The Libya decision was built in part on what presidents had done in the past. President Bill Clinton ordered thousands of airstrikes in Kosovo and Serbia in the late 1990s — without ever receiving congressional authorization. And when President Ronald Reagan authorized “imminent danger” pay for naval forces in the Persian Gulf in 1987-88, he simultaneously held that “imminent hostilities,” as in the WPR, did not exist.
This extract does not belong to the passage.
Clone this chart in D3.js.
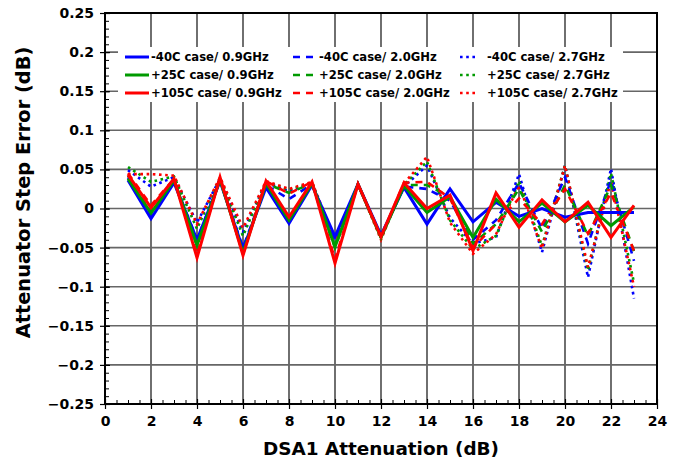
<!DOCTYPE html>
<html>
<head>
<meta charset="utf-8">
<script src="https://cdn.jsdelivr.net/npm/d3@7"></script>
<style>
  body { margin: 0; background: #fff; }
  text { font-family: "DejaVu Sans", Verdana, sans-serif; font-weight: bold; fill: #000; }
</style>
</head>
<body>
<div id="chart"></div>
<script>
// data
var attn = [1, 2, 3, 4, 5, 6, 7, 8, 9, 10, 11, 12, 13, 14, 15, 16, 17, 18, 19, 20, 21, 22, 23];

var m40_09 = [0.036, -0.013, 0.033, -0.040, 0.035, -0.052, 0.027, -0.019, 0.030, -0.036, 0.031, -0.034, 0.027, -0.020, 0.025, -0.017, 0.008, -0.010, 0.000, -0.011, -0.005, -0.005, -0.005];
var p25_09 = [0.038, -0.006, 0.036, -0.047, 0.037, -0.057, 0.032, -0.015, 0.032, -0.049, 0.031, -0.037, 0.029, -0.005, 0.015, -0.037, 0.012, -0.017, 0.007, -0.017, 0.004, -0.022, 0.002];
var p105_09 = [0.043, 0.001, 0.038, -0.063, 0.040, -0.060, 0.035, -0.011, 0.034, -0.070, 0.031, -0.036, 0.033, 0.000, 0.017, -0.054, 0.020, -0.024, 0.011, -0.017, 0.008, -0.037, 0.004];

var m40_20 = [0.040, -0.008, 0.035, -0.040, 0.036, -0.050, 0.030, 0.012, 0.031, -0.040, 0.031, -0.035, 0.028, 0.025, 0.010, -0.040, -0.015, 0.033, -0.026, 0.040, -0.045, 0.036, -0.067];
var p25_20 = [0.042, -0.003, 0.037, -0.048, 0.037, -0.055, 0.032, 0.020, 0.032, -0.050, 0.031, -0.037, 0.030, 0.030, 0.015, -0.045, -0.020, 0.025, -0.030, 0.030, -0.035, 0.030, -0.055];
var p105_20 = [0.045, 0.004, 0.038, -0.058, 0.039, -0.058, 0.035, 0.019, 0.034, -0.065, 0.031, -0.037, 0.033, 0.034, 0.013, -0.050, -0.020, 0.013, -0.020, 0.025, -0.032, 0.020, -0.054];

var m40_27 = [0.049, 0.028, 0.040, -0.018, 0.038, -0.030, 0.033, 0.022, 0.032, -0.045, 0.031, -0.035, 0.028, 0.055, -0.012, -0.045, -0.037, 0.044, -0.056, 0.055, -0.088, 0.051, -0.115];
var p25_27 = [0.053, 0.034, 0.041, -0.026, 0.039, -0.035, 0.034, 0.024, 0.033, -0.047, 0.031, -0.037, 0.030, 0.060, -0.015, -0.052, -0.035, 0.035, -0.048, 0.055, -0.079, 0.045, -0.095];
var p105_27 = [0.044, 0.044, 0.042, -0.020, 0.040, -0.025, 0.035, 0.025, 0.034, -0.040, 0.031, -0.040, 0.032, 0.066, -0.018, -0.058, -0.033, 0.030, -0.051, 0.055, -0.075, 0.035, -0.100];

var xTicks = [0, 2, 4, 6, 8, 10, 12, 14, 16, 18, 20, 22, 24];
var yTicks = [-0.25, -0.2, -0.15, -0.1, -0.05, 0, 0.05, 0.1, 0.15, 0.2, 0.25];

var seriesNames = [
    "-40C case/ 0.9GHz", "+25C case/ 0.9GHz", "+105C case/ 0.9GHz",
    "-40C case/ 2.0GHz", "+25C case/ 2.0GHz", "+105C case/ 2.0GHz",
    "-40C case/ 2.7GHz", "+25C case/ 2.7GHz", "+105C case/ 2.7GHz"
];
var seriesValues = [m40_09, p25_09, p105_09, m40_20, p25_20, p105_20, m40_27, p25_27, p105_27];

var svgWidth = 678;
var svgHeight = 464;
var margin = { top: 13, right: 21, bottom: 60, left: 105 };
var width = svgWidth - margin.left - margin.right;
var height = svgHeight - margin.top - margin.bottom;

var colors = ["#0000ff", "#009a00", "#ff0000"];
var styles = [
    { dash: null, w: 3, cap: "butt", len: 24 },
    { dash: "7,6", w: 2.6, cap: "butt", len: 20 },
    { dash: "2.6,3.6", w: 2.6, cap: "butt", len: 18 }
];

var svg = d3.select("#chart")
    .append("svg")
    .attr("width", svgWidth)
    .attr("height", svgHeight);

var chartGroup = svg.append("g")
    .attr("transform", `translate(${margin.left}, ${margin.top})`);

var x = d3.scaleLinear().domain([0, 24]).range([0, width]);
var y = d3.scaleLinear().domain([-0.25, 0.25]).range([height, 0]);

// grid
chartGroup.append("g")
    .selectAll("line")
    .data(xTicks.slice(1, -1))
    .enter()
    .append("line")
    .attr("x1", d => x(d)).attr("x2", d => x(d))
    .attr("y1", 0).attr("y2", height)
    .attr("stroke", "#333")
    .attr("stroke-width", 1.4);

chartGroup.append("g")
    .selectAll("line")
    .data(yTicks.slice(1, -1))
    .enter()
    .append("line")
    .attr("y1", d => y(d)).attr("y2", d => y(d))
    .attr("x1", 0).attr("x2", width)
    .attr("stroke", "#666")
    .attr("stroke-width", 1.6);

// legend background blocks grid
chartGroup.append("rect")
    .attr("x", 13).attr("y", 34)
    .attr("width", 505).attr("height", 55)
    .attr("fill", "#fff");

// axes with minor ticks
var minorX = d3.range(0, 24.01, 0.5);
var minorY = d3.range(-25, 25.1, 1).map(d => d / 100);

chartGroup.append("g")
    .attr("transform", `translate(0, ${height})`)
    .call(d3.axisBottom(x).tickValues(minorX).tickSize(-4).tickFormat(""))
    .call(g => g.select(".domain").remove())
    .selectAll("line").attr("stroke", "#000");

chartGroup.append("g")
    .call(d3.axisLeft(y).tickValues(minorY).tickSize(-4).tickFormat(""))
    .call(g => g.select(".domain").remove())
    .selectAll("line").attr("stroke", "#000");

var bottomAxis = d3.axisBottom(x).tickValues(xTicks).tickSize(5).tickPadding(7).tickFormat(d3.format("d"));
var leftAxis = d3.axisLeft(y).tickValues(yTicks).tickSize(5).tickPadding(6).tickFormat(d => d === 0 ? "0" : d3.format("")(d));

var xAxisG = chartGroup.append("g")
    .attr("transform", `translate(0, ${height})`)
    .call(bottomAxis);
var yAxisG = chartGroup.append("g")
    .call(leftAxis);

[xAxisG, yAxisG].forEach(function (g) {
    g.select(".domain").remove();
    g.selectAll("line").attr("stroke", "#000").attr("stroke-width", 1.2);
    g.selectAll("text").attr("font-size", "14px").attr("font-family", "DejaVu Sans").attr("font-weight", "bold");
});
xAxisG.selectAll("line").attr("y1", -5);
yAxisG.selectAll("line").attr("x1", 5);

// frame
chartGroup.append("rect")
    .attr("x", 0).attr("y", 0)
    .attr("width", width).attr("height", height)
    .attr("fill", "none")
    .attr("stroke", "#000")
    .attr("stroke-width", 2);

// lines
var line = d3.line()
    .x((d, i) => x(attn[i]))
    .y(d => y(d));

var order = [6, 7, 8, 3, 4, 5, 0, 1, 2];
order.forEach(function (k) {
    var st = styles[Math.floor(k / 3)];
    chartGroup.append("path")
        .datum(seriesValues[k])
        .attr("d", line)
        .attr("fill", "none")
        .attr("stroke", colors[k % 3])
        .attr("stroke-width", st.w)
        .attr("stroke-linecap", st.cap)
        .attr("stroke-linejoin", "miter")
        .attr("stroke-dasharray", st.dash);
});

// legend
var legCols = [20, 188, 355];
var legRows = [44, 62, 80];
seriesNames.forEach(function (name, k) {
    var col = Math.floor(k / 3);
    var row = k % 3;
    var st = styles[col];
    var lg = chartGroup.append("g")
        .attr("transform", `translate(${legCols[col]}, ${legRows[row]})`);
    lg.append("line")
        .attr("x1", 0).attr("x2", st.len)
        .attr("y1", 0).attr("y2", 0)
        .attr("stroke", colors[row])
        .attr("stroke-width", st.w)
        .attr("stroke-linecap", st.cap)
        .attr("stroke-dasharray", st.dash);
    lg.append("text")
        .attr("x", col === 2 ? 27 : 26)
        .attr("y", 0)
        .attr("dy", "0.36em")
        .attr("font-size", "11.6px")
        .text(name);
});

// axis titles
chartGroup.append("text")
    .attr("transform", `translate(${-75}, ${height / 2 - 16}) rotate(-90)`)
    .attr("text-anchor", "middle")
    .attr("font-size", "19.4px")
    .text("Attenuator Step Error (dB)");

chartGroup.append("text")
    .attr("transform", `translate(${width / 2}, ${height + 51})`)
    .attr("text-anchor", "middle")
    .attr("font-size", "18.4px")
    .text("DSA1 Attenuation (dB)");
</script>
</body>
</html>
All this serves as precedent — yet that precedent is written by the executive branch itself. An intriguing example comes again from Power Wars (see Ch. 12, part 12) tracing a 2011 OLC memo effectively nullifying a law limiting certain presidential staff from dealing with Chinese officials. The OLC held that “ample precedent” existed to show the Constitution intended the president to have “absolute discretion” over who is chosen for diplomatic tasks.

But it turned out that the original source of that claim was a 1990 opinion by George H.W. Bush’s legal team. Repeated frequently enough over the years, a single memo became “ample precedent.”

As Ackerman argues, “this steady stream of authoritative-looking opinions is produced under conditions that allow short-term presidential imperatives to overwhelm sober legal judgments.”

4. Some of those precedents are memorably problematic. 

Finally, those counting on legal ethics to automatically check the president might recall the Watergate years.

In 1971, White House Counsel John W. Dean wrote a memo exploring the “use of the available federal machinery to screw our political enemies.”

Then, in a September 1972 conversation, Dean told President Richard M. Nixon that “one of the things I’ve tried to do, is just keep notes on a lot of the people who are emerging as less than our friends.” Nixon approved, saying, “I want the most comprehensive notes. … They are asking for it and they are going to get it.” It was time, Nixon went on, to ramp up the use of the FBI and the Justice Department for this vengeful task.

The White House counsel didn’t say that using government resources to drive political vendettas was an abuse of power. He replied instead, “That’s an exciting prospect.”

There’s no guarantee that a future legal team would be any less excited.